Work instructions — Examine the material below. Gather every line in which the string "React" appears.

Raw data —

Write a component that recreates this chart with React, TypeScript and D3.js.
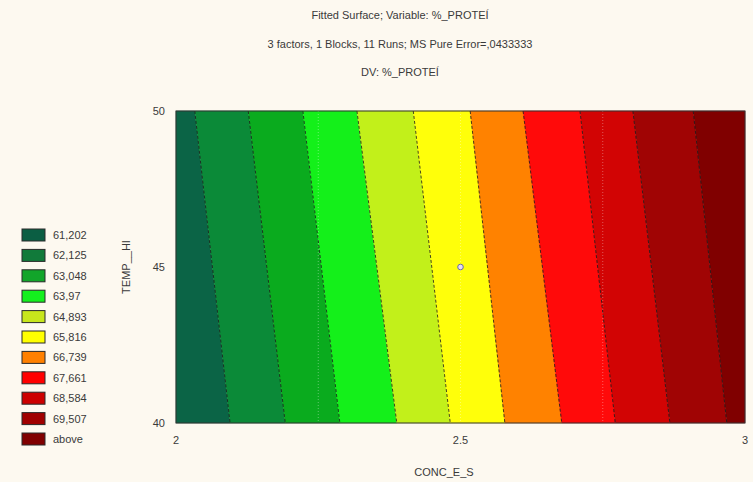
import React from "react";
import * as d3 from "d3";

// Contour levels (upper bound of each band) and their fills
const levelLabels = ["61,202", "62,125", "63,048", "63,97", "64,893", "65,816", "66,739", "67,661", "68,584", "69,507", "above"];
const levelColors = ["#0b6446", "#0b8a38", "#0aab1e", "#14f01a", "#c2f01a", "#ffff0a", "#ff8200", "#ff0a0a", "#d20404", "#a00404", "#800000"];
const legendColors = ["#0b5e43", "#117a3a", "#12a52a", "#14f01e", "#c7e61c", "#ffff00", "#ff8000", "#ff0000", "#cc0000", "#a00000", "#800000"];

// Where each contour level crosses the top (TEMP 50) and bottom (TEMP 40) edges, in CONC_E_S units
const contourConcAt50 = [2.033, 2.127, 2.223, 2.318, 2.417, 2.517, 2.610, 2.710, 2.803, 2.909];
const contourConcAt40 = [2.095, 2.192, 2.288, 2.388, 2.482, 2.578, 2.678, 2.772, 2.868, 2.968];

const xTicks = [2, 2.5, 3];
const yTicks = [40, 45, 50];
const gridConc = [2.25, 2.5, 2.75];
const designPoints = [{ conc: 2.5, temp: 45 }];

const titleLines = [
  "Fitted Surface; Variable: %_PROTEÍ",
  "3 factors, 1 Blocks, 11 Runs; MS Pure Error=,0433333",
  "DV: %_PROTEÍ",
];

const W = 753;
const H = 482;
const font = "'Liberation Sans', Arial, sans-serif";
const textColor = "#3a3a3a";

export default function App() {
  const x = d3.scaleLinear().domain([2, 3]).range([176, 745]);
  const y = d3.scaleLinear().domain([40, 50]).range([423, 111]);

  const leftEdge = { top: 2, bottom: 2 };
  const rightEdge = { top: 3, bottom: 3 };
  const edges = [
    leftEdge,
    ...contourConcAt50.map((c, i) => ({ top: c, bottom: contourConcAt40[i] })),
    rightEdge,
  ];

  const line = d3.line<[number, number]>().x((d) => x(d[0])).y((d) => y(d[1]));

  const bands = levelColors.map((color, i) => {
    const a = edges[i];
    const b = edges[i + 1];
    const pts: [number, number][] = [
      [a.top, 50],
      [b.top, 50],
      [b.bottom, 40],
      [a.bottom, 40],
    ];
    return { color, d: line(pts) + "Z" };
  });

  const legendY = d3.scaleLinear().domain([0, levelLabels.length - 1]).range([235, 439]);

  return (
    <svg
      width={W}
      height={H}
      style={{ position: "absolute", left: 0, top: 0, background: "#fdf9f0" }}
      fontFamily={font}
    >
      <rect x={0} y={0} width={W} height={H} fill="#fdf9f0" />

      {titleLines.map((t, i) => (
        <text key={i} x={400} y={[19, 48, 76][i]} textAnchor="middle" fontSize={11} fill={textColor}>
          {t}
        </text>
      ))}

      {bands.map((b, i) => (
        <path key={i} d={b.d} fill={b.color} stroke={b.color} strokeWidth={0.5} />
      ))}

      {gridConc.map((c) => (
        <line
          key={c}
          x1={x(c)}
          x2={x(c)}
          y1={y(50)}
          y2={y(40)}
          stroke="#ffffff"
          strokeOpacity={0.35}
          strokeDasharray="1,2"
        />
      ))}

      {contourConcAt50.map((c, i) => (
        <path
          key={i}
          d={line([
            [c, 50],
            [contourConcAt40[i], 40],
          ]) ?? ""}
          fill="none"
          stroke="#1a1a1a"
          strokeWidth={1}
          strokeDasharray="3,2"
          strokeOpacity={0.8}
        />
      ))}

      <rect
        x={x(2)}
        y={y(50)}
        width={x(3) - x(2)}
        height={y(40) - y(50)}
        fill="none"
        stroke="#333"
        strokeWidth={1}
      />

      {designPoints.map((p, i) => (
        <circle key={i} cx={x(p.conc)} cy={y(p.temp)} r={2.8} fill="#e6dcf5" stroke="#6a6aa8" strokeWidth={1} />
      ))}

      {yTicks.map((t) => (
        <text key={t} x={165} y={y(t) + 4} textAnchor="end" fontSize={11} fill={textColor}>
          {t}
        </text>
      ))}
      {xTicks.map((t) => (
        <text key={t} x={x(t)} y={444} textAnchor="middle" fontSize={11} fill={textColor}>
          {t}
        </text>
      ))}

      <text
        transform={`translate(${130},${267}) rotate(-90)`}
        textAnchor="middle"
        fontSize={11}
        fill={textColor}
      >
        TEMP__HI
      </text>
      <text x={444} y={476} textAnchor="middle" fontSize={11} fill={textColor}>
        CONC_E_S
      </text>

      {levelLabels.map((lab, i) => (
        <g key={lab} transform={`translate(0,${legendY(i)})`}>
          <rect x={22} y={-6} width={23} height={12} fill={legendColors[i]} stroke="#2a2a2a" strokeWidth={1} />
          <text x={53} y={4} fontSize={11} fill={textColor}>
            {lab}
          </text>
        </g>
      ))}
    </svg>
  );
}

Result of this task —
Write a component that recreates this chart with React, TypeScript and D3.js.
import React from "react";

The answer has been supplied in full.